NEW YORK (AP) — A combination of so-so economic news and violence in Iraq helped push the stock market sharply lower Thursday.

Stocks fell from the start of trading on a government report that retail sales for May came in slightly lower than expected. A separate report on jobs was weak, too. A surge in oil prices as violence flared in Iraq also weighed on the market, and hammered airline stocks.

For the Standard and Poor's 500, it was the third down day in a row, a reversal of sorts from steady, if unremarkable, rises for much of the year.
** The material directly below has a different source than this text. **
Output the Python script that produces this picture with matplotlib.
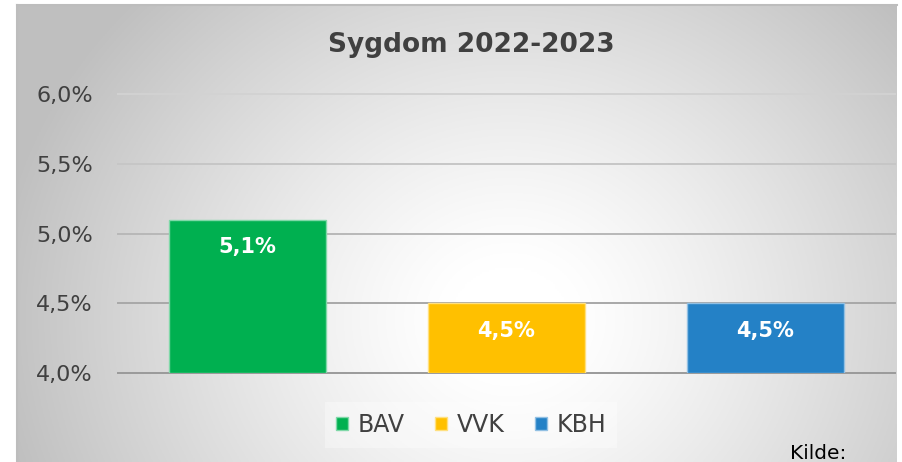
import numpy as np
import matplotlib
matplotlib.use("Agg")
import matplotlib.pyplot as plt
from matplotlib.patches import Rectangle
from matplotlib.ticker import FuncFormatter, MultipleLocator

# ---- data ----
title = "Sygdom 2022-2023"
categories = ["BAV", "VVK", "KBH"]
values = [5.1, 4.5, 4.5]
colors = ["#00B050", "#FFC000", "#2481C6"]
edge_colors = ["#80D8A8", "#FFE080", "#92C0E3"]
y_min, y_max, y_step = 4.0, 6.0, 0.5
source_text = "Kilde:"

FONT = ["DejaVu Sans"]
plt.rcParams["font.family"] = FONT

W, H = 902, 462
fig = plt.figure(figsize=(W / 100, H / 100), dpi=100)
fig.patch.set_facecolor("white")

# ---- radial gradient background ----
bx0, by0, bx1, by1 = 17, 5, 897, 462
bg = fig.add_axes([bx0 / W, 1 - by1 / H, (bx1 - bx0) / W, (by1 - by0) / H], zorder=0)
xs = np.linspace(bx0, bx1, 400)
ys = np.linspace(by0, by1, 220)
X, Y = np.meshgrid(xs, ys)
cx, cy = 510, 320
r = np.sqrt(((X - cx) / 1.0) ** 2 + ((Y - cy) / 0.9) ** 2)
t = np.clip((r - 60) / 460, 0, 1)
g = 1.0 - 0.25 * t ** 1.2
img = np.dstack([g, g, g])
bg.imshow(img, aspect="auto", extent=[0, 1, 0, 1], origin="upper")
bg.set_xlim(0, 1)
bg.set_ylim(0, 1)
bg.axis("off")
# border lines (top & left)
fig.add_artist(plt.Line2D([bx0 / W, bx1 / W], [1 - by0 / H, 1 - by0 / H],
                          color="#bdbdbd", lw=1.5, transform=fig.transFigure, zorder=1))
fig.add_artist(plt.Line2D([bx0 / W, bx0 / W], [0, 1 - by0 / H],
                          color="#bdbdbd", lw=1.5, transform=fig.transFigure, zorder=1))

# ---- main axes ----
ax_l, ax_r, ax_t, ax_b = 118, 895, 94, 373
ax = fig.add_axes([ax_l / W, 1 - ax_b / H, (ax_r - ax_l) / W, (ax_b - ax_t) / H], zorder=2)
ax.patch.set_alpha(0)
x = np.arange(len(categories))
ax.set_xlim(-0.5, len(categories) - 0.5)
ax.set_ylim(y_min, y_max)

ticks = np.arange(y_min, y_max + 1e-9, y_step)
grid_cols = ["#9a9a9a", "#a8a8a8", "#b8b8b8", "#c6c6c6", "#d2d2d2"]
for tk, gc in zip(ticks, grid_cols):
    ax.axhline(tk, color=gc, lw=1.4, zorder=1, clip_on=False)

bars = ax.bar(x, [v - y_min for v in values], bottom=y_min, width=0.606,
              color=colors, edgecolor=edge_colors, linewidth=1.0, zorder=3)
for xi, v in zip(x, values):
    ax.annotate(f"{v:.1f}%".replace(".", ","), (xi, v), xytext=(0, -20),
                textcoords="offset points", ha="center", va="center",
                color="white", fontsize=15, fontweight="bold", zorder=4)

ax.yaxis.set_major_locator(MultipleLocator(y_step))
ax.yaxis.set_major_formatter(FuncFormatter(lambda v, p: f"{v:.1f}%".replace(".", ",")))
ax.tick_params(axis="y", length=0, pad=18, labelsize=16, labelcolor="#404040")
ax.tick_params(axis="x", length=0, labelbottom=False)
for s in ax.spines.values():
    s.set_visible(False)

# title
fig.text(471 / W, 1 - 45 / H, title, ha="center", va="center", fontsize=19,
         fontweight="bold", color="#404040")

# legend
handles = [Rectangle((0, 0), 1, 1, facecolor=c, edgecolor=e, lw=1) for c, e in zip(colors, edge_colors)]
leg = fig.legend(handles, categories, loc="center", bbox_to_anchor=(471 / W, 1 - 425 / H),
                 ncol=3, frameon=True, fontsize=17, handlelength=0.5, handleheight=0.5,
                 handletextpad=0.4, columnspacing=1.3, borderpad=0.45, fancybox=False)
leg.get_frame().set_facecolor("#ffffff")
leg.get_frame().set_alpha(0.35)
leg.get_frame().set_edgecolor("none")
for txt in leg.get_texts():
    txt.set_color("#404040")

# source
fig.text(790 / W, 1 - 459 / H, source_text, ha="left", va="baseline", fontsize=14.5,
         color="black")

fig.savefig("out.png", dpi=100)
The index is heading for its first weekly loss in three weeks.

Uri Landesman, president of hedge fund Platinum Partners, said investors had gotten too complacent about the S&P 500's slow rise this year, following a nearly 30 percent increase in 2013, and the pullback wasn't surprising.

"It's time for profit taking, taking risk off the table," he said. "It's very rare that markets move up in straight line."

The Dow Jones industrial average fell 109.69 points, or 0.7 percent, to 16,734.19. The Nasdaq shed 34.30 points, or 0.8 percent, to 4,297.63. The S&P 500 was down 13.78 points, or 0.7 percent, to 1,930.11.

In the retail report, the Commerce Department said U.S. sales rose 0.3 percent last month, helped by a surge in auto demand. That was the fourth straight month of gains, but shy of the 0.4 percent increase that economists expected.

The Labor Department said that weekly applications for unemployment benefits rose 4,000 to a seasonally adjusted 317,000.

"The data today was a little unfulfilling," said Lawrence Creatura, a portfolio manager at Federated Investors. Still, he was optimistic in the face of selling because he believes the economy is generally strengthening. "We're definitely not flinching. We're holding our positions."

Energy stocks rose broadly after insurgents captured two cities in Iraq, raising the specter of disrupted global oil supplies. The price of oil rose $2.13, or 2 percent, to $106.53. Diamond Offshore Drilling climbed $1.89, or 4 percent, to $48.77, making it the second-biggest gainer in the S&P 500.

Among the 10 sectors in the S&P 500 only energy and utility companies were up for day.

A combination of higher oil prices and a warning by Lufthansa of smaller profits due to weaker passenger demand helped push airline stocks down sharply. Delta Air Lines fell $2.21, or 5 percent, to $38.50, the most in the S&P 500 index. United Continental dropped $2.66, or 6 percent, to $42.60.

In the bond trading, the yield on the 10-year Treasury note, which moves in the opposite direction to its price, slipped to 2.59 percent from 2.64 percent on Wednesday.